If the log doesn't look good, you'll have to start over again (perhaps fix
spawner playbooks, or the ``copr-image`` script).  But if you see the VM IP
address (can be an IPv6 one), you are mostly done::

    [resalloc@copr-be-dev ~][STG]$ resalloc-maint resource-list | grep 00145
    145 - aarch64_01_dev_00000145_20190614_124441 pool=aarch64_01_dev tags=aarch64 status=UP

For ``copr_builder_images.osuosl.ppc64le`` we will use the same buidler image as
for hypervisor ppc64le.


.. _prepare_ibmcloud_source_images:

Prepare the IBM Cloud images
----------------------------

For IBM Cloud we prepare a ``qcow2``, ``s390x`` image.  This is very similar to
the :ref:`LibVirt <prepare_libvirt_source_images>` case above — notable
difference is that we don't have a native hypervisor to run the scripts on.

Fortunately, the `Z Architecture`_ virtual machines we start in IBM Cloud give
us a possibility to run the scripting directly on the VMs (nested virt support).
So we use Copr Backend machine as a hop-box — to work on one of our builder
machines::

    $ ssh root@copr-be-dev.cloud.fedoraproject.org
    # su - resalloc
    $ copr-prepare-s390x-image-builder
    ... takes one s390x builder ...
    ... installs additional packages ...
    ... does some preparation, and says ...
    Now you can start the work on the machine:
    $ ssh root@165.192.137.98
    ...

So we can switch to the builder machine::

    $ ssh root@165.192.137.98

Now, find a ``qcow2`` image we'll be updating, take a look at the
`Alternate Architectures page`_.  At this moment you want the **s390x
Architecture** category, and **Fedora Cloud qcow2**.  Being on the remote VM,
start with::

    $ copr-image https://download.fedoraproject.org/pub/fedora-secondary/releases/35/Cloud/s390x/images/Fedora-Cloud-Base-35-1.2.s390x.qcow2
    ...
    + qemu-img convert -f qcow2 /tmp/wip-image-HkgkS.qcow2 -c -O qcow2 -o compat=0.10 /tmp/root-eimg-BlS5FJ/eimg-fixed-2022-01-19.qcow2
    ...

From the output you see the generated image ``eimg-fixed-2022-01-19.qcow2`` —
that needs to be uploaded to IBM Cloud now, under our community account.
Unfortunately, we can not _easily_ do this from Fedora machine directly as
`ibmcloud tool is not FLOSS`_.  That's why we have prepared `container image for
uploading`_, pushed to **quay.io** service  as
``quay.io/praiskup/ibmcloud-cli``::

    $ qcow_image=/tmp/root-eimg-BlS5FJ/eimg-fixed-2022-01-19.qcow2
    $ podman_image=quay.io/praiskup/ibmcloud-cli
    $ export IBMCLOUD_API_KEY=....  # find in Bitwarden
    $ podman run -e IBMCLOUD_API_KEY --rm -ti -v $qcow_image:/image.qcow2:z $podman_image upload-image
    ....
    + ibmcloud login -r jp-tok
    ....
    Uploaded image "r022-8509865b-0347-4a00-bbfe-bb6df1c5a384"
    ("copr-builder-image-s390x-20220119-142944")

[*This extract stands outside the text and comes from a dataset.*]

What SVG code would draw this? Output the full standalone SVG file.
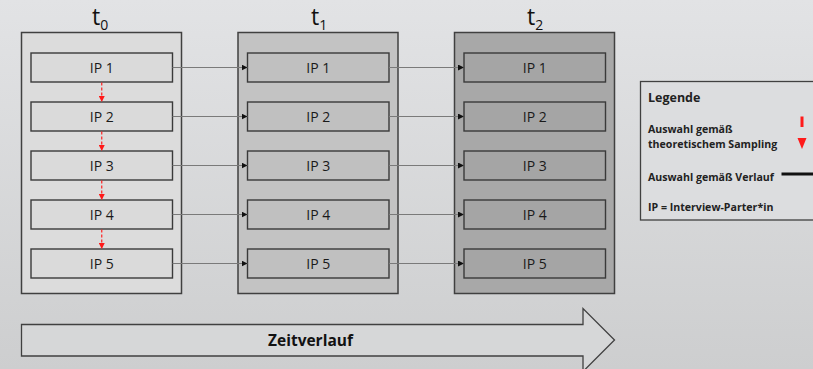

Note the image ID somewhere, will be used in Ansible inventory, as
``copr_builder_images.ibm_cloud.s390x`` value.  You can test that the new image
starts well on ``copr-be-dev``,  by::

    # su - resalloc
    $ RESALLOC_NAME=copr_ic_s390x_us_east_dev \
        /var/lib/resallocserver/resalloc_provision/ibm-cloud-vm \
        create test-machine

... but note that the first start takes some time, till the image is properly
populated!  So if the script timeouts on ssh, please re-try.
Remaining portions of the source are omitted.